Some people organize their lives using fancy newish services like Evernote, Asana, and Notesy.  Business magazines would lead us to believe that everyone is using these apps, and without them, we risk plummeting productivity and blank to-do lists.  Well, as someone with two of the apps I mentioned (and some more I didn’t mention) downloaded but infrequently used, I beg to differ. My main way of organizing my life and my ideas is as low tech as it gets.  I manage my life on post-its.
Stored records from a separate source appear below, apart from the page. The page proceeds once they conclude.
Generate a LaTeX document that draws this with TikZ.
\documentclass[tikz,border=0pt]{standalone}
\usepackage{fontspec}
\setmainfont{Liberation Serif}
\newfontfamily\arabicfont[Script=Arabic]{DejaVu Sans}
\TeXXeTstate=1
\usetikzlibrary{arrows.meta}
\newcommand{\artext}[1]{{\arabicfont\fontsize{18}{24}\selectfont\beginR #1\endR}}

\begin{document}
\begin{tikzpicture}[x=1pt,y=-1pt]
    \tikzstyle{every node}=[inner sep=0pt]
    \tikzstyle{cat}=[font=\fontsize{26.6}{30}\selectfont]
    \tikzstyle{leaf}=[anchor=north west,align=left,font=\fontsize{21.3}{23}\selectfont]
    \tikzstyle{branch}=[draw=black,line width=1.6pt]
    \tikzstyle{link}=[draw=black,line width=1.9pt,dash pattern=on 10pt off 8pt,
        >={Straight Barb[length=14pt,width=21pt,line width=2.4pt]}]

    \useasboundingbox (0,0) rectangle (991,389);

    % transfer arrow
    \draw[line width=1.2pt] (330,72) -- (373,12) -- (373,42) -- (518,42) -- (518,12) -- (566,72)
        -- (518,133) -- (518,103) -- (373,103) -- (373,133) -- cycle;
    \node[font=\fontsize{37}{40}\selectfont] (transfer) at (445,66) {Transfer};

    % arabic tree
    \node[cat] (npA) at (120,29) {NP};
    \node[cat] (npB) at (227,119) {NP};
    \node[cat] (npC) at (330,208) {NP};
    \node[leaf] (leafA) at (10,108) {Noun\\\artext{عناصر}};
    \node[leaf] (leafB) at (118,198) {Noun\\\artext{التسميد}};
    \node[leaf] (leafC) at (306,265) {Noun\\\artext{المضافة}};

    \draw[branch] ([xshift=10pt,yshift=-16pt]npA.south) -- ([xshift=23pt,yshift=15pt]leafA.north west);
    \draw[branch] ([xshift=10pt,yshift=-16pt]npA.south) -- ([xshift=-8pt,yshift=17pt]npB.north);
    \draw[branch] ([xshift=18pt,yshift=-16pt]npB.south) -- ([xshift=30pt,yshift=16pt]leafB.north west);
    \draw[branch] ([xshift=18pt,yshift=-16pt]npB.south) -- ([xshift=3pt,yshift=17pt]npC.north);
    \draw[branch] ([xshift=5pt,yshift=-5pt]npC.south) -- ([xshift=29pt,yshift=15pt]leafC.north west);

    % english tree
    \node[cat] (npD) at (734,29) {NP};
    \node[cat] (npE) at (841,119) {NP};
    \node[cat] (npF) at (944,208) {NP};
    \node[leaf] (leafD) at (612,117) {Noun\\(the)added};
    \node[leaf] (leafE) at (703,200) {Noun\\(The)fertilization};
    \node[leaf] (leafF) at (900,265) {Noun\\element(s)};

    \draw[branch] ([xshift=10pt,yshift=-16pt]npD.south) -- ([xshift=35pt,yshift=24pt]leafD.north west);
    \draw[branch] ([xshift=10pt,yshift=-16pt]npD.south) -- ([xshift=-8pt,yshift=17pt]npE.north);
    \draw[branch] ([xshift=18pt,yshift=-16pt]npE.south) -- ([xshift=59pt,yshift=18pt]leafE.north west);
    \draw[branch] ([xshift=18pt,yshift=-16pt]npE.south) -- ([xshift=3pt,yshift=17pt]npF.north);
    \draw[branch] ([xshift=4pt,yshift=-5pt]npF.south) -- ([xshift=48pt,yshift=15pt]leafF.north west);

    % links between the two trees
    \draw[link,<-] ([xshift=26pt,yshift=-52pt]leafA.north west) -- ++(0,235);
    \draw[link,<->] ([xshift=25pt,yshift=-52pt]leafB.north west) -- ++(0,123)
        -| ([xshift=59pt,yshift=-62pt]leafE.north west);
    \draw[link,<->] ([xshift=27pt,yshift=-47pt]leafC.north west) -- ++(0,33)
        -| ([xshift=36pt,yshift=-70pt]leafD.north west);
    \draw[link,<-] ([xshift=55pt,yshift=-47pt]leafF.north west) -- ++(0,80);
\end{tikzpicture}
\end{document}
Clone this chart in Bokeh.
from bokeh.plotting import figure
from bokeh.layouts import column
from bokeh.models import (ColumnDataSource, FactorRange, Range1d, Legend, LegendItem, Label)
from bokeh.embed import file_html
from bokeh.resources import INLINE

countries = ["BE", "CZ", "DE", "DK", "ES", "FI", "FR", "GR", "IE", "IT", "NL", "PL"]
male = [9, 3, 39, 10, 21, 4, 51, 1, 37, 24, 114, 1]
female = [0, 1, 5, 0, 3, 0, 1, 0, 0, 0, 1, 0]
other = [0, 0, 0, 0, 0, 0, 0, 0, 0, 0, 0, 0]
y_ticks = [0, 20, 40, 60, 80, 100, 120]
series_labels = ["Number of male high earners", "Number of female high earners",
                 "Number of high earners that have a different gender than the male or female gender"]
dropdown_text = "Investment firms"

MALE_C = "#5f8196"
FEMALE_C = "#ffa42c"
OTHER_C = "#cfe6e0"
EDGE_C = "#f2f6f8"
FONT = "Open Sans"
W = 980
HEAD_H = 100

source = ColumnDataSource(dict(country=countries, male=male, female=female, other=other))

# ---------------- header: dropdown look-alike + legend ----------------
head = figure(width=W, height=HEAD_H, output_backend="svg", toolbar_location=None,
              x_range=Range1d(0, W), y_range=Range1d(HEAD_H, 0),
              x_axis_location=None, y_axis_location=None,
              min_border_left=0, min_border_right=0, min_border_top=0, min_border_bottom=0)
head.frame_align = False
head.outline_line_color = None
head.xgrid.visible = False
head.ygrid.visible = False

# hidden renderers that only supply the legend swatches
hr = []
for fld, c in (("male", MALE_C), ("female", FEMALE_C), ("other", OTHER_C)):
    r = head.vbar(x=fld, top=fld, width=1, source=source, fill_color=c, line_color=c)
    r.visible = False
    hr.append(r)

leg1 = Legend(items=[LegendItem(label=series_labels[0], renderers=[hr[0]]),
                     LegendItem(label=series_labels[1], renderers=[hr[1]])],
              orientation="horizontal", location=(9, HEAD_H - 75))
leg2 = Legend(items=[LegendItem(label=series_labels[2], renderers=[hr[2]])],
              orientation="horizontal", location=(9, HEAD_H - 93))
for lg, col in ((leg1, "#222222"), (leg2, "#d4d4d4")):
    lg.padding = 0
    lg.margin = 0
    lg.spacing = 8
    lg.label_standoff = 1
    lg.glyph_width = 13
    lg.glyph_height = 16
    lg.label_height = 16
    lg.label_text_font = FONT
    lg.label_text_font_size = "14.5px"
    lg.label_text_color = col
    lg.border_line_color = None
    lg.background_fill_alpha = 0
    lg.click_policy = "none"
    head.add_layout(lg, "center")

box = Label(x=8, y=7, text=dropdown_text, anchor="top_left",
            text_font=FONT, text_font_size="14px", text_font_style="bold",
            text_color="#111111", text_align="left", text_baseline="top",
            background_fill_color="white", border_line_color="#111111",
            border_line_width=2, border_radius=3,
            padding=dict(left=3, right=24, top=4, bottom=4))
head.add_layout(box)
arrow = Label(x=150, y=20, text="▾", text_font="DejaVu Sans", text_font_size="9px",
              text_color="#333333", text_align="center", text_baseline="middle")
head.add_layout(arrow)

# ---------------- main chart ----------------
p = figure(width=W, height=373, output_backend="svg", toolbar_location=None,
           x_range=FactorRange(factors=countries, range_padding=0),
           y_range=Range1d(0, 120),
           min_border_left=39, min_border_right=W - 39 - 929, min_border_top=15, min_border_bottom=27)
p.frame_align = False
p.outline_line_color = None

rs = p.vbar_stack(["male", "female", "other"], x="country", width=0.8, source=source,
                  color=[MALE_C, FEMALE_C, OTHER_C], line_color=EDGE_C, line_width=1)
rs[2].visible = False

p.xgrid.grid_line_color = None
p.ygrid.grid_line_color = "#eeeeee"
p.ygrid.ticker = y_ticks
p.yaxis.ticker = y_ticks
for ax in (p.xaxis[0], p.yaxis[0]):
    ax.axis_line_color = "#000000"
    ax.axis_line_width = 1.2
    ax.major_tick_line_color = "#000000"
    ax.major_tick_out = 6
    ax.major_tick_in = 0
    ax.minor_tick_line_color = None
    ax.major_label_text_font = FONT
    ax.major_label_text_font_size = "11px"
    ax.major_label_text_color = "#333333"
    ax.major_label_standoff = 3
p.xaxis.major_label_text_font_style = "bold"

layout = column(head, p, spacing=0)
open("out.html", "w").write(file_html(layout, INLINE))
Post-its are my way of keeping track of things I need to do, read, and think about.  They’re how I remember to send my sister a birthday present in time, get the oil changed, hit work deadlines, and get a hill workout in.  There’s something comforting about seeing multi-colored squares dotting my notebooks, my desk, and even my walls — organized in a fashion that I understand completely, but other may see as art one day and utter chaos on another.  So when I decided to clean up my diet recently, it’s no surprise that I turned not to some flashy app, but rather, to my tried-and-true post-its.

It’s a well-known fact that food journaling leads to positive health outcomes.  A Kaiser Permanente study found that keeping a food journal can double weight loss.  The simple act of writing down what we’re eating impacts our ability to stick to the changes we’re trying to make.  And although lots of companies may try to convince us otherwise, where we write this down doesn’t matter nearly as much as whether or not we do it every single day.  So if you’re thinking about keeping a food journal for any reason, make a plan based on how you organize the rest of your life.
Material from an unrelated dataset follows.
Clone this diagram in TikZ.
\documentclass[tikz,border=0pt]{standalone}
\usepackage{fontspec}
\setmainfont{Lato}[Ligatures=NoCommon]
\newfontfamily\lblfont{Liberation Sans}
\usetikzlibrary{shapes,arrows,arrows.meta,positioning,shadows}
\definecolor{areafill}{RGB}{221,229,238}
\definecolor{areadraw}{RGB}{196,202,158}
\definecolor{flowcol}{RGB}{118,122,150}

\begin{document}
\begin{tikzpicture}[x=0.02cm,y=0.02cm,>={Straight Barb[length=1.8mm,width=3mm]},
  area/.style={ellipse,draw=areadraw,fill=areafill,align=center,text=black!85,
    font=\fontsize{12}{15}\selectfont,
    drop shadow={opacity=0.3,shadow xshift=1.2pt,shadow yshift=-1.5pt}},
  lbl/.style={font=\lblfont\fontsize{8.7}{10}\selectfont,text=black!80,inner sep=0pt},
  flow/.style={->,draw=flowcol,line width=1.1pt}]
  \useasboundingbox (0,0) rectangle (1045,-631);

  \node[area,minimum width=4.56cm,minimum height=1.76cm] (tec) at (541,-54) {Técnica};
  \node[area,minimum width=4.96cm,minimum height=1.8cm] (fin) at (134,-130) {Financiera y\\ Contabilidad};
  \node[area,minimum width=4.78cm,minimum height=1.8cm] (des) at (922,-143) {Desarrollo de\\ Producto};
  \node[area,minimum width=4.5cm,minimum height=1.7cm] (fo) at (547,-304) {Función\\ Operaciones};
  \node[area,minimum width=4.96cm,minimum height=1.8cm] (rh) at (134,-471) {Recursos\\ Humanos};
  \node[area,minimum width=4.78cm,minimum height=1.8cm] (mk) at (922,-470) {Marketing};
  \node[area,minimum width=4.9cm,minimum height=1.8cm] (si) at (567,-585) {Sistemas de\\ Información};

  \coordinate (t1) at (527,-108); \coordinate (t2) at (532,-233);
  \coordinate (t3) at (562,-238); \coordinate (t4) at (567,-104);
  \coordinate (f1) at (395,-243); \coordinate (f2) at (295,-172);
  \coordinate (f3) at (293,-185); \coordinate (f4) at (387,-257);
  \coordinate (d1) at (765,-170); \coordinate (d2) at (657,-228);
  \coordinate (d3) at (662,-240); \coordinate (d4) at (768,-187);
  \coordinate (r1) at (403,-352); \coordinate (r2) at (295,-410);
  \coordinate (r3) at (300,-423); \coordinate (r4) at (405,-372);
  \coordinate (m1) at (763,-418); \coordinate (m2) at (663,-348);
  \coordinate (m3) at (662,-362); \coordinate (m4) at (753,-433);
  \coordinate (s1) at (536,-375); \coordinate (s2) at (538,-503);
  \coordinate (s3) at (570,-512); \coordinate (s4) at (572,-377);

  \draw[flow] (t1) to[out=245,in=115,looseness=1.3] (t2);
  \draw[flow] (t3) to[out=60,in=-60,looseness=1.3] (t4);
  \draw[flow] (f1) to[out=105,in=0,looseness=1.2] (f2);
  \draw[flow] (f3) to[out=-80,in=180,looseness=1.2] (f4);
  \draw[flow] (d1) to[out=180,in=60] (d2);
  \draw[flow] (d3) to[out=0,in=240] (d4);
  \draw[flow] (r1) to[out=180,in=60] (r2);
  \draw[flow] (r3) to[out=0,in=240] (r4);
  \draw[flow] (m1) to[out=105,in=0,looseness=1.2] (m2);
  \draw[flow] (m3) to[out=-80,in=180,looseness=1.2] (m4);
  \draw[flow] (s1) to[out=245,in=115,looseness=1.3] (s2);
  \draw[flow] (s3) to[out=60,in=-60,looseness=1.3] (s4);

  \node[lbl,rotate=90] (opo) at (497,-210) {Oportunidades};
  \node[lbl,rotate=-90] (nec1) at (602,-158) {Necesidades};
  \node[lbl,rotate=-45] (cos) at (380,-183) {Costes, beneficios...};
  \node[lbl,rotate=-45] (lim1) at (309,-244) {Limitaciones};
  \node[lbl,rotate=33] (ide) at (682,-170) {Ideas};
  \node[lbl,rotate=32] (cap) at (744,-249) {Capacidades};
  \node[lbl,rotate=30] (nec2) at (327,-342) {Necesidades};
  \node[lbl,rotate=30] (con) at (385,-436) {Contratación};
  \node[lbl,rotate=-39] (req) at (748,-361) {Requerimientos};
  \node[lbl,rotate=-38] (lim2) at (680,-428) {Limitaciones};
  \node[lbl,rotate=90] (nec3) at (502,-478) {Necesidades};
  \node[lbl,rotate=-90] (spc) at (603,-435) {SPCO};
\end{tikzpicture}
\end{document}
My goal right now is to put healthier foods into my body and keep less healthy stuff out of my body.  I’m not trying to lose weight or adhere to some strict regimen, so I don’t need any elaborate calorie tracking or ingredient research.  Post-its are a perfect solution.  My plan is as simple as it gets:

  1. Stick fresh post-it on the front of my work notebook every morning
  2. Write down everything I eat (if I eat carrots, I write “carrots,” and if I eat ice cream, I write “ice cream”)
  3. Take stock at the end of the day

Why does this work?  For the simplest reason: it’s a lot easier to write “carrots” than it is to write “ice cream.”  Knowing I’m going to need to write it down makes me think twice before raiding my kids’ Halloween candy or having a mindless handful of trail mix in the middle of the afternoon. Post-it by post-it, I’m getting back to a real food diet and going to sleep at night feeling nourished and accomplished….the old school way.  Here’s my list from today:

Post It

If looking for inspiration to clean up your diet, check out 100 Days of Real Food, or my post on the Real Food Diet.
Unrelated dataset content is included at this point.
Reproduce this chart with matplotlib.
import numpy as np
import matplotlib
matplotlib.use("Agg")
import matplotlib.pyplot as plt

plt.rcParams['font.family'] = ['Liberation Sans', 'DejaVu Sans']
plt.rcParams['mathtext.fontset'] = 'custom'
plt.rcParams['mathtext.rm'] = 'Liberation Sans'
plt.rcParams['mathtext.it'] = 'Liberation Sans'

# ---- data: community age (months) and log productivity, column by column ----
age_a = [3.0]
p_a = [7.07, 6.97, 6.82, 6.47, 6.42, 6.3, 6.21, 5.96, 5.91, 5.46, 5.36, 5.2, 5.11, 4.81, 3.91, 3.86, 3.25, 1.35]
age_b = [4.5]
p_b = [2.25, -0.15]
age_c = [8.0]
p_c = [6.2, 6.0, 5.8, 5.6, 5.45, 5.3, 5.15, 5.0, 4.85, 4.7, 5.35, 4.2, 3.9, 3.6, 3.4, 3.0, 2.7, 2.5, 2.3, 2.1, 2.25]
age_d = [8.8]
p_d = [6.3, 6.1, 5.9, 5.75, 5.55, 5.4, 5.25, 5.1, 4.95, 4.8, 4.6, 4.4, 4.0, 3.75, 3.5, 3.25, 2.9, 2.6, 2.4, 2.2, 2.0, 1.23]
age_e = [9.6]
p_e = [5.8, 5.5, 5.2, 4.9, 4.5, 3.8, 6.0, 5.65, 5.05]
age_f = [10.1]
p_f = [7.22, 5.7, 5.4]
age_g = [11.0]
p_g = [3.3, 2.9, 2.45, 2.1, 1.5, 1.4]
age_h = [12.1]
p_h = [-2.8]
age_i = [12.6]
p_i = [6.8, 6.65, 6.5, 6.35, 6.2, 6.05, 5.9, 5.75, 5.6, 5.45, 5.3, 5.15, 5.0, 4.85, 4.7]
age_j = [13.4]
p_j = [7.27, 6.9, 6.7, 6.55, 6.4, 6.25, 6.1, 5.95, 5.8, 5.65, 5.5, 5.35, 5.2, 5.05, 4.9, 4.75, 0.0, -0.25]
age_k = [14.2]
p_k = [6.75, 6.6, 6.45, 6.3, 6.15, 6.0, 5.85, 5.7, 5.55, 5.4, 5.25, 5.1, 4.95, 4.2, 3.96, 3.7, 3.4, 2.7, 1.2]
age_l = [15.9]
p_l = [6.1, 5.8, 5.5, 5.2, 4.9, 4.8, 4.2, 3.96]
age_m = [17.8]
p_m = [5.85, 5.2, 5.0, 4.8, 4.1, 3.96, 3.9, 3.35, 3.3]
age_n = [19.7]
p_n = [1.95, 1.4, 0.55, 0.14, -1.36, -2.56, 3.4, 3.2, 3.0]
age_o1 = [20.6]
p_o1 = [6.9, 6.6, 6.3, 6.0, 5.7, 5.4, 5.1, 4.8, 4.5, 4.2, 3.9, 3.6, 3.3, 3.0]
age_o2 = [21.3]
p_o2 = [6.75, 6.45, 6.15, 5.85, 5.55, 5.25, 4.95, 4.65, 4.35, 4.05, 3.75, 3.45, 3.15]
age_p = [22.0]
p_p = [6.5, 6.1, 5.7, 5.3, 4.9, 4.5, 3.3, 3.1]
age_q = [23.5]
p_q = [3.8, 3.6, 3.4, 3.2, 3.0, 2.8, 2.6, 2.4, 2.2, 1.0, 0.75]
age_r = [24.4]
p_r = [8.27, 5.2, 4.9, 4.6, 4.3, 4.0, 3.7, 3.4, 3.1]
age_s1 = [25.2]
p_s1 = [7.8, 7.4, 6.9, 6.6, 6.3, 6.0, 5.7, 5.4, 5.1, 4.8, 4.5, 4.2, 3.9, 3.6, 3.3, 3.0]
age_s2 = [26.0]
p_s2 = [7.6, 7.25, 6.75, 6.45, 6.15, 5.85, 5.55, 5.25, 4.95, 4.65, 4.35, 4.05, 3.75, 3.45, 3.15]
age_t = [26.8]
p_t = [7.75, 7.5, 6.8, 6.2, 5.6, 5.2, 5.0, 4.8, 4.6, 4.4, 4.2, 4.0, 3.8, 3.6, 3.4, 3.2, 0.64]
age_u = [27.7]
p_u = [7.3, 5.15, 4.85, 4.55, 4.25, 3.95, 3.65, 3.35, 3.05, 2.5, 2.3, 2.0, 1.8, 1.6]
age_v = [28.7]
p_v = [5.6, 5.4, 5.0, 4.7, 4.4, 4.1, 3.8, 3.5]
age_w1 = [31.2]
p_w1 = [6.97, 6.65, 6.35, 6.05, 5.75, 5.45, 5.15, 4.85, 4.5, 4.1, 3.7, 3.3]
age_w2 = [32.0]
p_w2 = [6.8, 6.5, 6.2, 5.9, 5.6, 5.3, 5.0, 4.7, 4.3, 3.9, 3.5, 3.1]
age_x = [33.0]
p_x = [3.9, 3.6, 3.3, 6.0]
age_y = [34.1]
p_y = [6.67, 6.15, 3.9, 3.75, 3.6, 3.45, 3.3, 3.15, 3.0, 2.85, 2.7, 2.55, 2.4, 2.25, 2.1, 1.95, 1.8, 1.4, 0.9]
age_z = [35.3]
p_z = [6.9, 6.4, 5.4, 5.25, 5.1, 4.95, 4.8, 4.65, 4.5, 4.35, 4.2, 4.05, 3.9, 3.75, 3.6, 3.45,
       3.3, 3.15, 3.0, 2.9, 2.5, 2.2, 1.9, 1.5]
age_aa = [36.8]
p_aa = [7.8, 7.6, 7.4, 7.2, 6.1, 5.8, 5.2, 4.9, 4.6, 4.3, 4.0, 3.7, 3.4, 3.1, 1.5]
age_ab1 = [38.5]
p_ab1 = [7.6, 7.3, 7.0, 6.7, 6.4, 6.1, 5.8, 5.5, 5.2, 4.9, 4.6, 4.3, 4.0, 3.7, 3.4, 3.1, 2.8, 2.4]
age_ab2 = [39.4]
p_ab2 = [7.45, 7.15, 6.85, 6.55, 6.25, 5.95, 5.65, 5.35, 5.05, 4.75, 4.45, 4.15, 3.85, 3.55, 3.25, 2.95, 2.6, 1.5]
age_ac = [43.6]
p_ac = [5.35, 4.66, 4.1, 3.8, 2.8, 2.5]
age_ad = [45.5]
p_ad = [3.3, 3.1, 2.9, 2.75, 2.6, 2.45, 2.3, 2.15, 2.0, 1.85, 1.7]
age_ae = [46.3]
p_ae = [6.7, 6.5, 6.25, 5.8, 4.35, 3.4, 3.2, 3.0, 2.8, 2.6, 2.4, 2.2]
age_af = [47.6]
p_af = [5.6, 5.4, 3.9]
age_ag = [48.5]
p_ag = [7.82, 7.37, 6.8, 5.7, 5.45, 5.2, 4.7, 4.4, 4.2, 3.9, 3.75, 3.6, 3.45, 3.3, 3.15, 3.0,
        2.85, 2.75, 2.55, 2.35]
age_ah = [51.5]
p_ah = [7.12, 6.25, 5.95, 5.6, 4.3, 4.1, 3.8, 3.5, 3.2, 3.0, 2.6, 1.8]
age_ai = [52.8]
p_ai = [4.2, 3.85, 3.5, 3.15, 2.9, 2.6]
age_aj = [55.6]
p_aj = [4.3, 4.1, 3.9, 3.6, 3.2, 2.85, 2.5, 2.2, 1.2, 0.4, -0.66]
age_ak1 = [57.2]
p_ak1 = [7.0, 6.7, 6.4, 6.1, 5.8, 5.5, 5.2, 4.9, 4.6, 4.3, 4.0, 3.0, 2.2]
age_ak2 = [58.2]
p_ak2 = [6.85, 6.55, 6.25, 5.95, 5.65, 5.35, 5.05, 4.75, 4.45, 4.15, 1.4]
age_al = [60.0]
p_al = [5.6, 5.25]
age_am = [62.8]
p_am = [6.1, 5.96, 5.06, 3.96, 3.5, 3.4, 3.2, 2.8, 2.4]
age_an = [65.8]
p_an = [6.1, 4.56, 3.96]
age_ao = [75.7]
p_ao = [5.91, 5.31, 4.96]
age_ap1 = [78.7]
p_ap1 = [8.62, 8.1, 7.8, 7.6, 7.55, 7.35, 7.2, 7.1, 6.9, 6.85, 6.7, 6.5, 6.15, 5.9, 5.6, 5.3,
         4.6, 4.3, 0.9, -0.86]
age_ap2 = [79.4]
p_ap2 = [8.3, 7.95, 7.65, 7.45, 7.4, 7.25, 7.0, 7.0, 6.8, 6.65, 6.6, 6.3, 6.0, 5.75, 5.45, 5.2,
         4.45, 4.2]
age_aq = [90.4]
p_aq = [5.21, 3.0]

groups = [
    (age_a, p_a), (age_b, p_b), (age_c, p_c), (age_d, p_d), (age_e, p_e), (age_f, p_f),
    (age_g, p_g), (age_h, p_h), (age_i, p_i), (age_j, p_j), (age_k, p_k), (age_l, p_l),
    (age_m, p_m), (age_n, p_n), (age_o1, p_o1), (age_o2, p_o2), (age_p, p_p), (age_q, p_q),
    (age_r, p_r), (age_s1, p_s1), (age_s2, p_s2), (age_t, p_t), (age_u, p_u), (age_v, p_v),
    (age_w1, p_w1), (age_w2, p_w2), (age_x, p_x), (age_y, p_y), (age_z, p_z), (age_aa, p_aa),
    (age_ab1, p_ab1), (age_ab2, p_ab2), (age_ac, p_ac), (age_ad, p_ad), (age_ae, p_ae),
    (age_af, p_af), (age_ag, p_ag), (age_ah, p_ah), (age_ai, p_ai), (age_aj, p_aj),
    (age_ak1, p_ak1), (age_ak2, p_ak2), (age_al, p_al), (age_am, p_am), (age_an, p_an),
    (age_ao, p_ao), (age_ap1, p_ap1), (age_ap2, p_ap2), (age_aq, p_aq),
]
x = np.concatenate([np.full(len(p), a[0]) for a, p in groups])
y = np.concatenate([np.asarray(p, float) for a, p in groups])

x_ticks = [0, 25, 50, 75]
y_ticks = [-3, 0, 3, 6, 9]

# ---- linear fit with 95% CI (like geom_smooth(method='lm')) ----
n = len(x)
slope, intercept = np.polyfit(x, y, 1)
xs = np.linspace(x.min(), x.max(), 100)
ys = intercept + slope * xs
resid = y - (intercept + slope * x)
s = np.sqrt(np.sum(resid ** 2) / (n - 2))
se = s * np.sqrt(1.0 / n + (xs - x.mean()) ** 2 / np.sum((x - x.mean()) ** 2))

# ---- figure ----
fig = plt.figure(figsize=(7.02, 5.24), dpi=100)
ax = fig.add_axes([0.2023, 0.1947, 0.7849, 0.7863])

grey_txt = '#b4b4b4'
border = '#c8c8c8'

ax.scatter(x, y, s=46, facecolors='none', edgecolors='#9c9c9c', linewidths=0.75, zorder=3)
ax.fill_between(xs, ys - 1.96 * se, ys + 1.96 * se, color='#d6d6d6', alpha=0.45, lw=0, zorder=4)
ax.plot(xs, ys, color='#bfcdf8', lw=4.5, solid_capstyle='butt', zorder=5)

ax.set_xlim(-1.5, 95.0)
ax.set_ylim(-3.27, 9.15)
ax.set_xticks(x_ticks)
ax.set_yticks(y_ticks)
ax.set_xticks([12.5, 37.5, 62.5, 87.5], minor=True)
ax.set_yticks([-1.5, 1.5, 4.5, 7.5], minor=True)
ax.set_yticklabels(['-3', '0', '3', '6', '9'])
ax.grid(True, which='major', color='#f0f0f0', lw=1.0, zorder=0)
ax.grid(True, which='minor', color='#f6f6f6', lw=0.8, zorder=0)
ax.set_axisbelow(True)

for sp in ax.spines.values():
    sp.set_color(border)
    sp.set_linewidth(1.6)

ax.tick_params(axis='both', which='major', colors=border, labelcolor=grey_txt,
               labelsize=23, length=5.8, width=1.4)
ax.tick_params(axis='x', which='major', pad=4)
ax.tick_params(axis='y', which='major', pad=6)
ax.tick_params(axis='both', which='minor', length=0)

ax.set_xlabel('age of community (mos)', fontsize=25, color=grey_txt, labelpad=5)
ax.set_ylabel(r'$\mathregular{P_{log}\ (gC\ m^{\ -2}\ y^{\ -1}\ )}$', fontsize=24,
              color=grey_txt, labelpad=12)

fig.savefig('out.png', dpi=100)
What tricks and tools help you keep your diet…and your life on track?

3 Comments Post a comment
  1. I really like this idea. I’m one for snacking just because I’m bored rather than hungry and making myself record everything I eat helps me cut it out. I use the MyFitnessPal app but its the same idea!

    November 13, 2014
  2. There’s an app called TwoGrand that I really like, you just take a picture of the food you eat with your cell phone, then other people can like it or give you motivation back. It’s sort of like a food journal, but with photos. I also like the extra encouragement.

    November 13, 2014
  3. josh94110 #

    Tell us about the other post it methods!!